Rektor Universitas Patria Artha ini memaparkan, setiap program pemerintah harus memiliki output yang jelas. Apalagi yang mengelola F8 tahun ini adalah pihak ketiga.
Ia mempertanyakan pendapatan yang sah dari program ini masuk ke kas daerah atau tidak. "Karena apapun itu yang dibuatkan SK atau kerja sama, harus masuk juga ke kas daerah. Tidak boleh seenaknya saja. Apalagi ini fasum yang dipakai," terangnya.
Pihak ketiga yang ditunjuk untuk mengelola Makassar International Eight Festival and Forum (F8), kata Bastian, jelas menggunakan fasum (fasilitas umum) dan fasos (fasilitas sosial) yang notabene milik masyarakat.
Menurutnya, ada risiko fasos bisa rusak yang berujung pada pembiayaan kembali oleh daerah. Belum lagi, masyarakat dibatasi untuk bisa menikmati pesta rakyat tersebut. Biaya masuk yang dibebankan tidak sedikit. Justru merugikan masyarakat.
"Misalnya mati rumput di sana. Ini kan ada pembiayaan dari pemerintah juga. Kemudian sampahnya. Jadi sangat minim sekali multipler effectnya untuk masyarakat," bebernya.
"Makanya tidak seenaknya saja kepala daerah mengambil suatu kebijakan. Jadi (event) ini harus masuk juga ke kas daerah.
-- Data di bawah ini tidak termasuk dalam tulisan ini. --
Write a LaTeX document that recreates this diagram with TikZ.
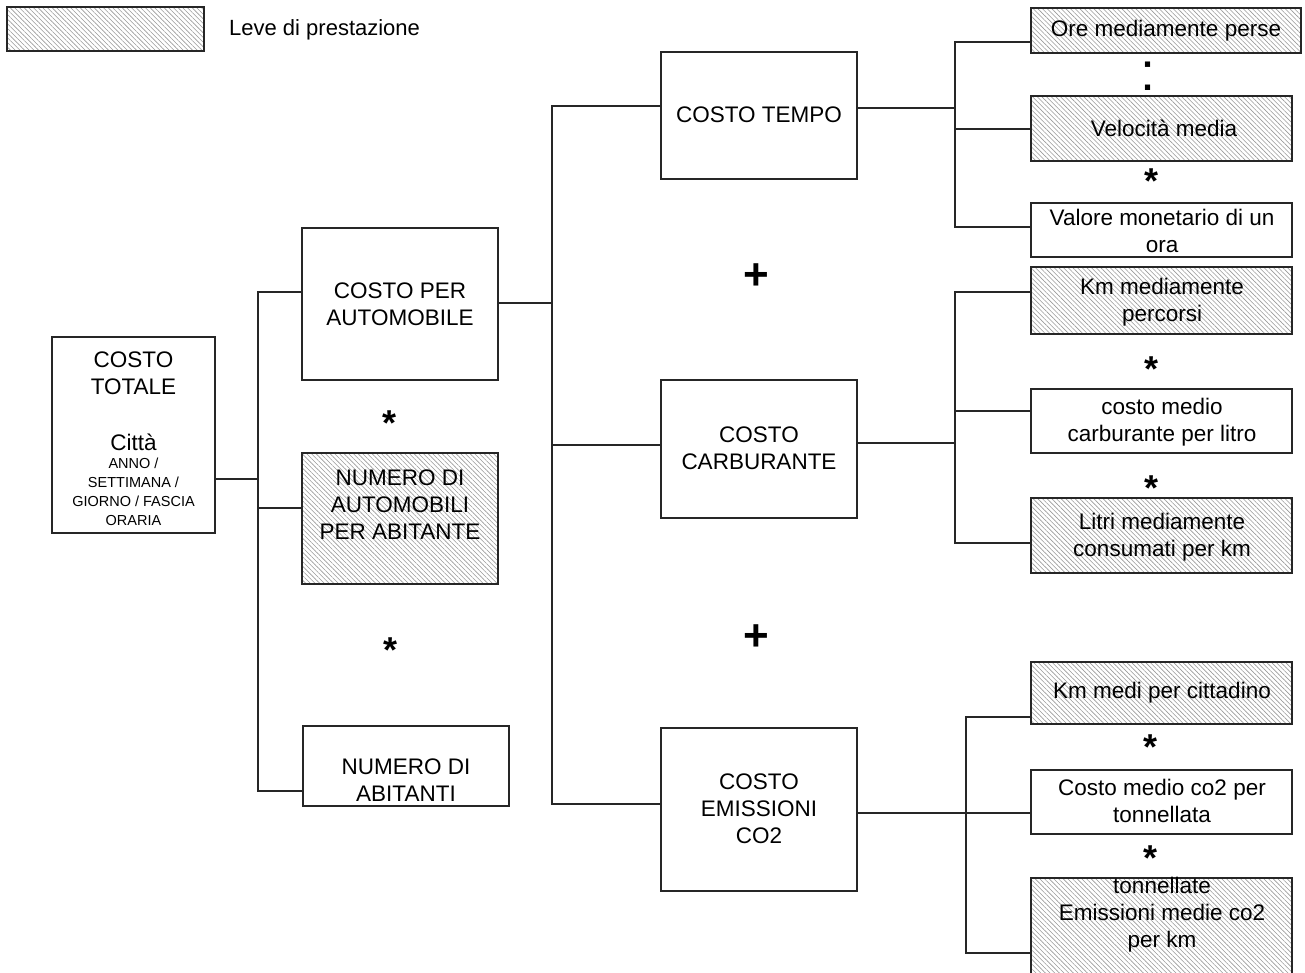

Karena yang membiayai itu daerah (penggunaan fasum dan fasos)," lanjut dia.
Sebelumnya, Wali Kota Makassar, Danny Pomanto mengatakan, Makassar F8 adalah muara ekonomi, muara industri kreatif, termasuk para UMKM.
“Tidak lengkap event internasional tanpa kebermanfaatan bagi UMKM kita, makanya setiap tahun kita beri ruang termasuk tahun ini,” ungkapnya, Rabu (31/08) lalu dalam keterangan tertulis yang diterima. (uca/fajar)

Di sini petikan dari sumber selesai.